A private plane is alchemical, translating a nine-figure bank account into actual power (harder than it sometimes looks, for some people). “For people who are actually not that powerful except that they have a lot of money, it gives them a calling card to have power,” one private-equity mogul explains to me. “It’s all about currency. They get to leave when they want. They get to arrive when they want, and they get to make their friends be on their schedule. And then if they are really dicks, they can leave them when they are late.”
Lost
Geoff Manaugh on taking the time to explore a town he noticed on Google Maps.
Loss
I can’t read this story about Hilaree Nelson and Jim Morrison without tearing it up. It’s worth it.
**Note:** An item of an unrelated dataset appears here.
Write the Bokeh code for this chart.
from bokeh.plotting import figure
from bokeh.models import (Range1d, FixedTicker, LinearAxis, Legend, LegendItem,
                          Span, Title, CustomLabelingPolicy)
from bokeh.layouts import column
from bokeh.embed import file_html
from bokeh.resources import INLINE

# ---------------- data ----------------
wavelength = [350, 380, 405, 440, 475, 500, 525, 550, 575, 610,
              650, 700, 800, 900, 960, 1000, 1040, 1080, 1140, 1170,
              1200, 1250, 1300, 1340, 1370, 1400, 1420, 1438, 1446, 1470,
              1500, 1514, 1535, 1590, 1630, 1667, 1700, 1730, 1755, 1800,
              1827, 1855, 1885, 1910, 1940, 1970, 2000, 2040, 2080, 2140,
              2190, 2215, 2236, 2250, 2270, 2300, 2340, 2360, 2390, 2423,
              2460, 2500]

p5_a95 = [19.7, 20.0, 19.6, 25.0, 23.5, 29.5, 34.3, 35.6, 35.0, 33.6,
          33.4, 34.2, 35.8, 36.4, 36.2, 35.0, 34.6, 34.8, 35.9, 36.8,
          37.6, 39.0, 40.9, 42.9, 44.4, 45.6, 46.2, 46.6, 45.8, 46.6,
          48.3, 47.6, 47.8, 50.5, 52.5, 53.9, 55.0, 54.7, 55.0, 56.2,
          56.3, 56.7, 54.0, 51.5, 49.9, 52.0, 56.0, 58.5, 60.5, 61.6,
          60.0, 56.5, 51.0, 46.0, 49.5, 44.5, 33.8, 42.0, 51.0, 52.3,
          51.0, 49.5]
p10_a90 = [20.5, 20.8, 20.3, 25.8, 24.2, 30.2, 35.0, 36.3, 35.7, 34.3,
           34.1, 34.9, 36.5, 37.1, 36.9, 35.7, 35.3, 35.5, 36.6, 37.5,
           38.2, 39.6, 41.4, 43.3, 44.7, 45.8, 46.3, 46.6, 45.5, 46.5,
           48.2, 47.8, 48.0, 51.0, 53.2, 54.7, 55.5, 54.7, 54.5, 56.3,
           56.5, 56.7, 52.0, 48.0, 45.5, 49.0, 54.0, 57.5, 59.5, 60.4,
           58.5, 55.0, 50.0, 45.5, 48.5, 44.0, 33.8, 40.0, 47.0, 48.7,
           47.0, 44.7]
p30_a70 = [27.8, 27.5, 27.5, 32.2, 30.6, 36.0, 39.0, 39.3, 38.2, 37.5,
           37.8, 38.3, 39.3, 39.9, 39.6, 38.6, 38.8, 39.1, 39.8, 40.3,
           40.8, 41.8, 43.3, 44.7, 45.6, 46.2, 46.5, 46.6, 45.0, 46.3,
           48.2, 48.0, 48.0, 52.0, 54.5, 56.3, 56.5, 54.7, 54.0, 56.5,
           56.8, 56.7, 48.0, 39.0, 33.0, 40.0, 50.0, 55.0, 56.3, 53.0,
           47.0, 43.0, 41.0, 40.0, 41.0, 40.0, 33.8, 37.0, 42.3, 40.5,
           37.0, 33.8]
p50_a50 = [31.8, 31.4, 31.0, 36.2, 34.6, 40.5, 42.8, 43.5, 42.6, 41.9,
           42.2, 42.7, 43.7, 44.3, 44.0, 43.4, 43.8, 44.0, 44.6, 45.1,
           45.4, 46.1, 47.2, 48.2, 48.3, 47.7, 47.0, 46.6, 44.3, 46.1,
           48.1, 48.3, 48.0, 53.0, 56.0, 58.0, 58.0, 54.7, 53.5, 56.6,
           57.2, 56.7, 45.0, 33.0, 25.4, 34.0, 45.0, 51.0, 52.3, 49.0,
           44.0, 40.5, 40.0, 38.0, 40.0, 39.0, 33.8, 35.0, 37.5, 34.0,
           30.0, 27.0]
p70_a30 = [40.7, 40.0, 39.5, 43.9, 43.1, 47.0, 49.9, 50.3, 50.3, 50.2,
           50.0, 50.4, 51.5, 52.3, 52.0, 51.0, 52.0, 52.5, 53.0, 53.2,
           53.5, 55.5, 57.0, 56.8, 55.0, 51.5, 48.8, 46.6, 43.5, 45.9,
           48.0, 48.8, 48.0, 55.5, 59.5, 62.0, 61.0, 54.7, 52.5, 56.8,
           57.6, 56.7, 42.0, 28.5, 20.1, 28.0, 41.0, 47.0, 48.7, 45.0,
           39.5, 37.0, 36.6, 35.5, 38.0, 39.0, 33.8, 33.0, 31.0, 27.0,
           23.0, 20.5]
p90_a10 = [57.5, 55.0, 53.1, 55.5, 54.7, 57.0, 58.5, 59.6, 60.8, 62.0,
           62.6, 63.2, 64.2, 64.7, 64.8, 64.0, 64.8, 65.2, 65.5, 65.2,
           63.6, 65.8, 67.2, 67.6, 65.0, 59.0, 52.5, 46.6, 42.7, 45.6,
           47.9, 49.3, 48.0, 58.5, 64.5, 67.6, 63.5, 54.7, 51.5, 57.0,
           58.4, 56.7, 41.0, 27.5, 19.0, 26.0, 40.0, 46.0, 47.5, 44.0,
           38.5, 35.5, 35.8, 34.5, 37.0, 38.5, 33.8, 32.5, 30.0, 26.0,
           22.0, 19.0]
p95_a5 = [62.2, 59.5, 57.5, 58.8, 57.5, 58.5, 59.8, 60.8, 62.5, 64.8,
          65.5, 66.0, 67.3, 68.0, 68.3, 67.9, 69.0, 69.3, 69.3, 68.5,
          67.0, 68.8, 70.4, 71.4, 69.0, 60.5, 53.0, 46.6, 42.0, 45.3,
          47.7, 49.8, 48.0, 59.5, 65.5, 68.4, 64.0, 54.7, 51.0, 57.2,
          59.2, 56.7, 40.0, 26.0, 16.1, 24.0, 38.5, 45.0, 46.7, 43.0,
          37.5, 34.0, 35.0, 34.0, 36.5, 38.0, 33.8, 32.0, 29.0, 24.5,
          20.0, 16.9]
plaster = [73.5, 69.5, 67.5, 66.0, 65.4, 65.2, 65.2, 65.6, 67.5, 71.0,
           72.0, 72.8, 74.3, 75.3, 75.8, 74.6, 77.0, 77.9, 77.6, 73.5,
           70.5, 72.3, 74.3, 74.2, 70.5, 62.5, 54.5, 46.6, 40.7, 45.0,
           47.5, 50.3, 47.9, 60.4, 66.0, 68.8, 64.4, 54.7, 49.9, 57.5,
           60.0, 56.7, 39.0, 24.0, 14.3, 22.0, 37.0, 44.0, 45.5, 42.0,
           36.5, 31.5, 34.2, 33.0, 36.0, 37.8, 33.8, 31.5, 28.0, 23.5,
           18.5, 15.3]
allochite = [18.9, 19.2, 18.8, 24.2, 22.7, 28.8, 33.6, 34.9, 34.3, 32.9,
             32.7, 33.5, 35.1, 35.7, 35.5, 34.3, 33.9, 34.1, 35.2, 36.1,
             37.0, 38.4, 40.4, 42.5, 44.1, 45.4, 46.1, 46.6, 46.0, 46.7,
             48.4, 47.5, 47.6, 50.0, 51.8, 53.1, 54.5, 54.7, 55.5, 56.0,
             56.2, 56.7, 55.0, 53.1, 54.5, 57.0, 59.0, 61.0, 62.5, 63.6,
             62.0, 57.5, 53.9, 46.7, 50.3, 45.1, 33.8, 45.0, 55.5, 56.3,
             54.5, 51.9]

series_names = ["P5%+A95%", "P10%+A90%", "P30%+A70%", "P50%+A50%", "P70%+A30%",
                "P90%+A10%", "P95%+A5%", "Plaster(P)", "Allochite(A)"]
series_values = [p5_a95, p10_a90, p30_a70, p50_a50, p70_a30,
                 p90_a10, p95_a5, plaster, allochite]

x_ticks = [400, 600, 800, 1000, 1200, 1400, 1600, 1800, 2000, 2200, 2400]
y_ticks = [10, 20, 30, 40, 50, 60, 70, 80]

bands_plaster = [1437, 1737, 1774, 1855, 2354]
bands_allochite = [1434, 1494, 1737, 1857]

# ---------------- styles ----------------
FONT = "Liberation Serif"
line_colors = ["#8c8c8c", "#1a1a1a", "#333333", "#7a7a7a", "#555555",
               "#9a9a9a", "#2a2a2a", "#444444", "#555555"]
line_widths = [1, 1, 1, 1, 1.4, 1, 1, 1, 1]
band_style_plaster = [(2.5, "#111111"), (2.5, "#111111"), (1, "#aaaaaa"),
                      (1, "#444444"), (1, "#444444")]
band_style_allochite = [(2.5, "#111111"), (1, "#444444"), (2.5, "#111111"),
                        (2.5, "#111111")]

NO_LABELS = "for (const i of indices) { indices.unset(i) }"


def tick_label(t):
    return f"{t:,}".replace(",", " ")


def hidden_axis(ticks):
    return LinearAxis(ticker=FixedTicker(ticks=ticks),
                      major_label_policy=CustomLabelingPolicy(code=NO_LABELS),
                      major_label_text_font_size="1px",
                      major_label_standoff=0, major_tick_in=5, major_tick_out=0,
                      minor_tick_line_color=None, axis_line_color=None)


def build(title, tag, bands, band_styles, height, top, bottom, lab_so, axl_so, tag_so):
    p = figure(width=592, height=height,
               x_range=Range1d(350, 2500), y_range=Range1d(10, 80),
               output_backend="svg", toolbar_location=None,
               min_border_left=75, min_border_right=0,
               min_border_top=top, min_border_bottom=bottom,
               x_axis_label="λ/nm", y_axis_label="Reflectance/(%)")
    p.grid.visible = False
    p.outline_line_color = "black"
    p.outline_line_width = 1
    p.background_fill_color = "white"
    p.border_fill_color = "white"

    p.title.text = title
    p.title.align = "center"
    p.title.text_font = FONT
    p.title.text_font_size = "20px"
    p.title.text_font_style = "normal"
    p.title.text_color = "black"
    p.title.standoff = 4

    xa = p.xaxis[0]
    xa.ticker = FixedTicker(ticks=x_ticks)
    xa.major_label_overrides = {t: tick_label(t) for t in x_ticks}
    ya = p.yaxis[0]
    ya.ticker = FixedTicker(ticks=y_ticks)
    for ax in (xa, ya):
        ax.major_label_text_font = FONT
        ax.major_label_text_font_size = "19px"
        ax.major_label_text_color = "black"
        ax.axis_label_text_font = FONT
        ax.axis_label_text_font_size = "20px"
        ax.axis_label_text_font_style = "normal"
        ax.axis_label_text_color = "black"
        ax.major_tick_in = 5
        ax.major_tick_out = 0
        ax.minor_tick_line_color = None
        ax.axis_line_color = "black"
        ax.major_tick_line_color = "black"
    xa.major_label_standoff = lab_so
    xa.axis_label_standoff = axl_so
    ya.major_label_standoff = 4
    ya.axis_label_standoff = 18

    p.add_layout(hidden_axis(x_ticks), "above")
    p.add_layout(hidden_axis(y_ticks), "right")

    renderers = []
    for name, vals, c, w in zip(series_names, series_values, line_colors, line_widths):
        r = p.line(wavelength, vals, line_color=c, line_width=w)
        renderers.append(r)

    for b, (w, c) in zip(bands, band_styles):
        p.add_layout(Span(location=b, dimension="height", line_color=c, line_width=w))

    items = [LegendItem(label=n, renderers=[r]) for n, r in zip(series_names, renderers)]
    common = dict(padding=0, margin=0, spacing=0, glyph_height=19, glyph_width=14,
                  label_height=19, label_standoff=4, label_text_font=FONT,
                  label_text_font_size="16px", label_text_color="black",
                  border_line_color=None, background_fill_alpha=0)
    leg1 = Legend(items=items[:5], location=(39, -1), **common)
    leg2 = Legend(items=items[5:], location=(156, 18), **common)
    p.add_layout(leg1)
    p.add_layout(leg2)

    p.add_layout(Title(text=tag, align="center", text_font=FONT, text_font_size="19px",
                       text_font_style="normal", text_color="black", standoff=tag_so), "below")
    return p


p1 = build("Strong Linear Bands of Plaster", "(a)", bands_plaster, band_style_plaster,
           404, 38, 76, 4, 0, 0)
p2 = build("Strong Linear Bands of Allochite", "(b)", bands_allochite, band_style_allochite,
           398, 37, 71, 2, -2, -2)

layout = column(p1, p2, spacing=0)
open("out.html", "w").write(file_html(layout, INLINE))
Morrison knows life will be complicated. It will never get easier telling people what happened to his family, and he can never replicate what he had with them. He tries to stay in the now but regrets linger. He wishes that, just once, “I’d taken Wyatt to school and picked him up the same day.”
There is no return to normal, whatever that is. He may spend the rest of his life trying to fill some void, trying to create permanence in an impermanent world. Or at least keep the past and future at bay. “I’m not sure if I’m back where I started,” he says, “or somewhere else, just going around and around.”
So far, the best way forward he’s found is to strip it all down—to, as he says, “find calm in the suffering.” Or, as Nelson says, “I think the mountains are the only place for him.”
Boop Snoop
Robin Sloan created an app for only his family to use. He could sell the app, but, as he explains, the complexity of dealing with an unknown number of users around the globe is exponential—when you’re building for four, things become much simpler. I hope he open sources it at some point. If he doesn’t, Cocoon, like Path (sidenote: it’s bad when the only link to your app is on Wikipedia) before it, is delightful.
For a long time, I have struggled to articulate what kind of programmer I am. I’ve been writing code for most of my life, never with any real discipline, but/and I can, at this point, make the things happen on computers that I want to make happen. At the same time, I would not last a day as a professional software engineer. Leave me in charge of a critical database and you will return to a smoldering crater.
Making this app, I figured it out:
I am the programming equivalent of a home cook.